Digitization and internet platforms are the future of freight, logistics, and supply chain.
Freightos filed its F-4 with the Securities and Exchange Commission (SEC) on December 9 in order to list on the public markets.
The filing goes into depth about Freightos’ go-to-market strategy and the potential for moving a notoriously inefficient business into the digital era. As has been widely reported in recent months, the business intends to go public through a combination with Gesher Acquisition, a special purpose acquisition company (SPAC).
Digital Transformation Is Required
Aside from the vagaries of the stock market, the greenfield chance to modernize the global freight sector is crucial when delving into the filing itself.
“Global freight, despite its size and importance, has not yet experienced a thorough digital transformation,” the business stated in the filing. “In contrast to passenger travel, hotels, and retail, cross-border freight services are primarily offline, opaque, and inefficient.”
Freightos went on to say that when goods travel around the world by air or sea, they have several contact points and intermediates. The manual methods that predominate in these exchanges – hundreds of duplicated encounters every day — result in delays, uneven pricing, and other inefficiencies.

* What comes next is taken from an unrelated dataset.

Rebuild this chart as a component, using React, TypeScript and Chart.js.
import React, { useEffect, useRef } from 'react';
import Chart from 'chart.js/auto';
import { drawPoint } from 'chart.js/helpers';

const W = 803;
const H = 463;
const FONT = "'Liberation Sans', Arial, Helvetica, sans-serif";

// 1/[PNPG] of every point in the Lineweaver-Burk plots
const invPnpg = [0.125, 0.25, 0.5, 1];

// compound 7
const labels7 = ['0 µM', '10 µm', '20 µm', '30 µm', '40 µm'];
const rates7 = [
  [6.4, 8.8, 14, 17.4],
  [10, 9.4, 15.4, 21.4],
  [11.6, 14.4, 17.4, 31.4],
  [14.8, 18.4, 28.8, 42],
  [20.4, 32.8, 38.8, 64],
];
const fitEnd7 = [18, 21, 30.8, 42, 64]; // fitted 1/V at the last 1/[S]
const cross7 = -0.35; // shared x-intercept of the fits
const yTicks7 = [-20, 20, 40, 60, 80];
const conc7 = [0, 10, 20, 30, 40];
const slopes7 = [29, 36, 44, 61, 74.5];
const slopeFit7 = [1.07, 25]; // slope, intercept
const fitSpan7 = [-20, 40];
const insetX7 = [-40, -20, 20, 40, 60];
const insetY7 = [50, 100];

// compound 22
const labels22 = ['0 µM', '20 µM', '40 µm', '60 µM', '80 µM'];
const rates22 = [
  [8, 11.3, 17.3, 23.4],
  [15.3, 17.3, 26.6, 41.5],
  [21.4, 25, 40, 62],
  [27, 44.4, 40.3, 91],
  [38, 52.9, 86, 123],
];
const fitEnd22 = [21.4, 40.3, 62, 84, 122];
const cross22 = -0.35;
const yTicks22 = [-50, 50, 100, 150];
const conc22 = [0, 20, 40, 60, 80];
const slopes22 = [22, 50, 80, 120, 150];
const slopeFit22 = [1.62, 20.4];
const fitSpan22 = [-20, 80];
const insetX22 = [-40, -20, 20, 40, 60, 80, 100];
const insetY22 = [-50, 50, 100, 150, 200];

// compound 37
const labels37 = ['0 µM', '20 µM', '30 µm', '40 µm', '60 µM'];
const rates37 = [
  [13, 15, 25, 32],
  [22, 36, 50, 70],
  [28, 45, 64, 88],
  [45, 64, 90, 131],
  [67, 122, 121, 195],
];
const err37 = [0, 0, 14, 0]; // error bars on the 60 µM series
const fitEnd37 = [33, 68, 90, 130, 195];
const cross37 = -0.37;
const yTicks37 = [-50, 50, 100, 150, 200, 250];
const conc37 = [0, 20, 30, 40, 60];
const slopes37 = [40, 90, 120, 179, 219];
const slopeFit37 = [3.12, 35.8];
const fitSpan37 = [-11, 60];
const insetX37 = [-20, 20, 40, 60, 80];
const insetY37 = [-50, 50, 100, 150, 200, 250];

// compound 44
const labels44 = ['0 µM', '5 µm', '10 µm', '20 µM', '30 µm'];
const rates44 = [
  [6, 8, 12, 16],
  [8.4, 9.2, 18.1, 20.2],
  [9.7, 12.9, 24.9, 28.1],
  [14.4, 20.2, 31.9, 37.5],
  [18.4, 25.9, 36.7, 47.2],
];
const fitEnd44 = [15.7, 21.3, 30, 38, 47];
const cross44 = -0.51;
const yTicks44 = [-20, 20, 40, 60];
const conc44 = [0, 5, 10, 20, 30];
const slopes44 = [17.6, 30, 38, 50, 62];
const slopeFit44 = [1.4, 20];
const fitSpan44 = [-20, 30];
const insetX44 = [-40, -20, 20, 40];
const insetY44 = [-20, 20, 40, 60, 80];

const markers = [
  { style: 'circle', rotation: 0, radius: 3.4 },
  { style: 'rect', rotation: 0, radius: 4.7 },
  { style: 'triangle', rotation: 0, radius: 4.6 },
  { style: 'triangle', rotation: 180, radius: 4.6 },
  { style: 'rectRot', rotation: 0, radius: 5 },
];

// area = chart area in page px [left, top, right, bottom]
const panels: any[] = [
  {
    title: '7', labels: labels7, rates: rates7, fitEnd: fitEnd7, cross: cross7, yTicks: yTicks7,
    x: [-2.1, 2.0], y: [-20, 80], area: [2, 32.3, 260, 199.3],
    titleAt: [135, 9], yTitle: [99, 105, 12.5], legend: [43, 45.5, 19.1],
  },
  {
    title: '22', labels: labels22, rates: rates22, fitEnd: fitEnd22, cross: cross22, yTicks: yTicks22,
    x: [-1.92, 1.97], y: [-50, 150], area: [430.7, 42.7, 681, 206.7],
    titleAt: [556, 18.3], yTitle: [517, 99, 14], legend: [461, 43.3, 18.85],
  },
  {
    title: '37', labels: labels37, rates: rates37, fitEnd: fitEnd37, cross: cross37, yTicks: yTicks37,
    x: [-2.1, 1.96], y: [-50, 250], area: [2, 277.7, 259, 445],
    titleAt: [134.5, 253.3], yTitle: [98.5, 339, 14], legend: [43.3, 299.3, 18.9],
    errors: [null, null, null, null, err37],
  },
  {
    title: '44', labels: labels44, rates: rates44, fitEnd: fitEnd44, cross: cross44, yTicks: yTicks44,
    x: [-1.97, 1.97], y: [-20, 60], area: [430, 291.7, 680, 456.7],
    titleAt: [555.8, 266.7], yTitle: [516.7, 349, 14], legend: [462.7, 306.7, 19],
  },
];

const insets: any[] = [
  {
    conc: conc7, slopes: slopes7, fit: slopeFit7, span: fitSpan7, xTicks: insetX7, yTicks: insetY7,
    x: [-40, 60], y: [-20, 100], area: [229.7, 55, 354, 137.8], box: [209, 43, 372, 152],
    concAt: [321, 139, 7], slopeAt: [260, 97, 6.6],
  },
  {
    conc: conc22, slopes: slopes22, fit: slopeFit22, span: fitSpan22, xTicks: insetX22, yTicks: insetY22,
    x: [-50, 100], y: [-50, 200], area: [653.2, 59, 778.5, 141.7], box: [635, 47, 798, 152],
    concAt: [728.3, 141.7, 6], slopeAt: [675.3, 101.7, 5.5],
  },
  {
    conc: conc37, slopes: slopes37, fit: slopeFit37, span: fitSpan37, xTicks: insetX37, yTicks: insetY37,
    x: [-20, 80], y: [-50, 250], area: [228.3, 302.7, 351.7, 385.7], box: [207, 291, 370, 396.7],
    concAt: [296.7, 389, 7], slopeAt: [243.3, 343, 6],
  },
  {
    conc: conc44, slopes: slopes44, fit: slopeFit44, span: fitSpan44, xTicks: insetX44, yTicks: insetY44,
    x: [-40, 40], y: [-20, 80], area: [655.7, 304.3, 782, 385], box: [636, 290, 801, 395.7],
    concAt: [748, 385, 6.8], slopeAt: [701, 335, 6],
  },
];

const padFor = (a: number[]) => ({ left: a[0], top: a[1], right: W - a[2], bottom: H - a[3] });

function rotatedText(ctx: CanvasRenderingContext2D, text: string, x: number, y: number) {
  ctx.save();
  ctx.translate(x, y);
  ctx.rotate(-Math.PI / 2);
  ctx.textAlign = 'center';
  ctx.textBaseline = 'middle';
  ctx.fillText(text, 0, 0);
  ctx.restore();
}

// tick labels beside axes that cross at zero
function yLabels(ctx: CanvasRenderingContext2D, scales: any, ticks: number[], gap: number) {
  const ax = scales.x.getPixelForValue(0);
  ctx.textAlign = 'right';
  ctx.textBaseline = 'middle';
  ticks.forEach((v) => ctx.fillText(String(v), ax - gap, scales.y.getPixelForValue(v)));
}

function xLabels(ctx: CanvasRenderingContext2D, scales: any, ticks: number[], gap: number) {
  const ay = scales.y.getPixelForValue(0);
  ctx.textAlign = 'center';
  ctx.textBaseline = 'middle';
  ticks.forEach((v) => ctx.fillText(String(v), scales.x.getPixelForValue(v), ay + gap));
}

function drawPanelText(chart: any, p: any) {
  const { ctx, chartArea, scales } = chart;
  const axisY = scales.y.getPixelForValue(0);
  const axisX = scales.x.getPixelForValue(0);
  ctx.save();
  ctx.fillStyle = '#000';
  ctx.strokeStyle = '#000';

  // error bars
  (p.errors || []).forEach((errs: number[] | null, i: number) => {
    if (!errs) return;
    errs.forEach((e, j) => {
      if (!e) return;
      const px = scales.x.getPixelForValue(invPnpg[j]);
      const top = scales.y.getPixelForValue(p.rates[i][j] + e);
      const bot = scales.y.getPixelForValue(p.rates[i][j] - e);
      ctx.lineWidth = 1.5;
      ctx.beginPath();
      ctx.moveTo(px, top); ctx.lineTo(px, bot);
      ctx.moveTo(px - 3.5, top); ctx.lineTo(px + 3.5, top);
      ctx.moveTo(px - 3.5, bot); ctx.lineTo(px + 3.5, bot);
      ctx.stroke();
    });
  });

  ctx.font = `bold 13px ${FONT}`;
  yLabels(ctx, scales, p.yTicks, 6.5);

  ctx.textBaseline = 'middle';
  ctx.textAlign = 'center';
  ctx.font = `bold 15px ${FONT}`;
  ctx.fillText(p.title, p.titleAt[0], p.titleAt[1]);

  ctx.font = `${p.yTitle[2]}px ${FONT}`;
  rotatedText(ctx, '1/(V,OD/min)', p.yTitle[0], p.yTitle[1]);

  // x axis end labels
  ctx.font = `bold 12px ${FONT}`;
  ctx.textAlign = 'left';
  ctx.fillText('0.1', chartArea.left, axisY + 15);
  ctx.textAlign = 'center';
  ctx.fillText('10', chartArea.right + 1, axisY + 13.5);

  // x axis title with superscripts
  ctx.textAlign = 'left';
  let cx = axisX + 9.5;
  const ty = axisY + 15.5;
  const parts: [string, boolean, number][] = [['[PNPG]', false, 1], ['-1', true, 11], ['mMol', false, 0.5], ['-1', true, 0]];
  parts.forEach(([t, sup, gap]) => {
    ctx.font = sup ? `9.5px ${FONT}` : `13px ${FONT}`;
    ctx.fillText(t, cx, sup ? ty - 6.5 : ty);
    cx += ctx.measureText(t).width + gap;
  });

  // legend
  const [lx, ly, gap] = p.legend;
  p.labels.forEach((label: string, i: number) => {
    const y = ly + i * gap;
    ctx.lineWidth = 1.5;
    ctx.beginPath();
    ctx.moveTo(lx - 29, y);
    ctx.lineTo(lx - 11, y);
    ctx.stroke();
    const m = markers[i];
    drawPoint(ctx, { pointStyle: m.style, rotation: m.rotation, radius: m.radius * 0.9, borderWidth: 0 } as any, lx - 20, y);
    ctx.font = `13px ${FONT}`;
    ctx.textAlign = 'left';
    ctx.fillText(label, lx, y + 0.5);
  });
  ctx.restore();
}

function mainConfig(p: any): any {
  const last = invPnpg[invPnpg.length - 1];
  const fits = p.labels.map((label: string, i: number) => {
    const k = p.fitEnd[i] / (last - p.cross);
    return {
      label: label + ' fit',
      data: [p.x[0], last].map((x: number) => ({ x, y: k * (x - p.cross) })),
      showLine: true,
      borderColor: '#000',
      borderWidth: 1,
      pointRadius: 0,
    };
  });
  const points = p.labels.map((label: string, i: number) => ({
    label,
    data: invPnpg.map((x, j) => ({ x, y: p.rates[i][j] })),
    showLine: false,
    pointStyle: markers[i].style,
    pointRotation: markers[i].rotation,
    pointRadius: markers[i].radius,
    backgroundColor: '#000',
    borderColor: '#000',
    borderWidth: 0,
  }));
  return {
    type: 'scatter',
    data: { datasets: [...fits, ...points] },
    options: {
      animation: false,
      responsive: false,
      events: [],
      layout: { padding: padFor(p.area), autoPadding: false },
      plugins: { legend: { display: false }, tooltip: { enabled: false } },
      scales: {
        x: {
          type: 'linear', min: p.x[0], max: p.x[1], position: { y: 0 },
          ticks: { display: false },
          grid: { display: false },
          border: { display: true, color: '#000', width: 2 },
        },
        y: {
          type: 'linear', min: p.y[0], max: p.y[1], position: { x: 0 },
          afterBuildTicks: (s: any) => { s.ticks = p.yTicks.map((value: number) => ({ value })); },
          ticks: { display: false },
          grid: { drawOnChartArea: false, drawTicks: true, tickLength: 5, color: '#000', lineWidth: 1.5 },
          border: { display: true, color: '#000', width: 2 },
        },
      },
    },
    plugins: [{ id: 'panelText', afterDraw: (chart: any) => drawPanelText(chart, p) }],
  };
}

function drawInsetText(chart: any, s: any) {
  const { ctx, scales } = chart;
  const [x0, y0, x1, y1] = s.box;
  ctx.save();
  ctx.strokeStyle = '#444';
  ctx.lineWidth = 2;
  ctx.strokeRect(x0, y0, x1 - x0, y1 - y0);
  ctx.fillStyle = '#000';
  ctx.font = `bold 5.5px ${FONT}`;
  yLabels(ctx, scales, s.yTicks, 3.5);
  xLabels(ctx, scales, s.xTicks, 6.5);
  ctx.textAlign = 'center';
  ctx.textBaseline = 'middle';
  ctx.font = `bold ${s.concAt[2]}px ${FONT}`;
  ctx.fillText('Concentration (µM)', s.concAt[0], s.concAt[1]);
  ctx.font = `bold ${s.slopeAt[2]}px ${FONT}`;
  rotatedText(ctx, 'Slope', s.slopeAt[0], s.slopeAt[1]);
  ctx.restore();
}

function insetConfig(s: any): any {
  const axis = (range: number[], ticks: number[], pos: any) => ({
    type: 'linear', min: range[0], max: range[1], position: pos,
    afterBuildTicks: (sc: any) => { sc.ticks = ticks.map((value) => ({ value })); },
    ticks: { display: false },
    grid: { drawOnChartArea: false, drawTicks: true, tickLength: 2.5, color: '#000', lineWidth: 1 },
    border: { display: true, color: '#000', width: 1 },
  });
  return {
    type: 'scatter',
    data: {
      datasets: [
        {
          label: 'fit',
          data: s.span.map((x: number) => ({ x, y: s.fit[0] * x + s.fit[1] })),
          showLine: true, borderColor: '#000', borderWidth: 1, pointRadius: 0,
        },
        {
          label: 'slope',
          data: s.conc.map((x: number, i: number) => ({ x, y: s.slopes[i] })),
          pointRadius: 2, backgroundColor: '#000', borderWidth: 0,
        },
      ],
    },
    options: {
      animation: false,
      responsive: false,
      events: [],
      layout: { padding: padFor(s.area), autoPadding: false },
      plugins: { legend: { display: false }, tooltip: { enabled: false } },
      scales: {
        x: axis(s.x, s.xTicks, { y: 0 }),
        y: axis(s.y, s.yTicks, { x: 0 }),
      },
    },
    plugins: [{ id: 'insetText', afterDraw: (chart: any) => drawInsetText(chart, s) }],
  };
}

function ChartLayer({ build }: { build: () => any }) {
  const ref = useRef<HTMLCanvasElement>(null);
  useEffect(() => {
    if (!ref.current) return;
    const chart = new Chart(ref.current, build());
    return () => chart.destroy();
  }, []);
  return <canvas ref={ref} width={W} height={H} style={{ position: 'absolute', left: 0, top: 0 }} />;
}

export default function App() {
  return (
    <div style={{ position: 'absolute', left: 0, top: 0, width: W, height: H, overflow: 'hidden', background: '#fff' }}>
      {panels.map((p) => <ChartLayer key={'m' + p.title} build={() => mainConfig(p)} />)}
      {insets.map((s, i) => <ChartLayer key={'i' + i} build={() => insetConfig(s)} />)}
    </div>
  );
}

The business claimed that its platform division, which links buyers and sellers of freight services to digitize pricing and payments, and its solutions section, which aids in procurement automation, can streamline and accelerate such interactions.
According to the company, the third-party logistics and supply chain management space generated about $1 trillion in revenue in 2020 and is on track to generate up to $1.8 trillion in sales by 2026 within a global trade market worth more than $22.5 trillion, according to data from Global Market Insights.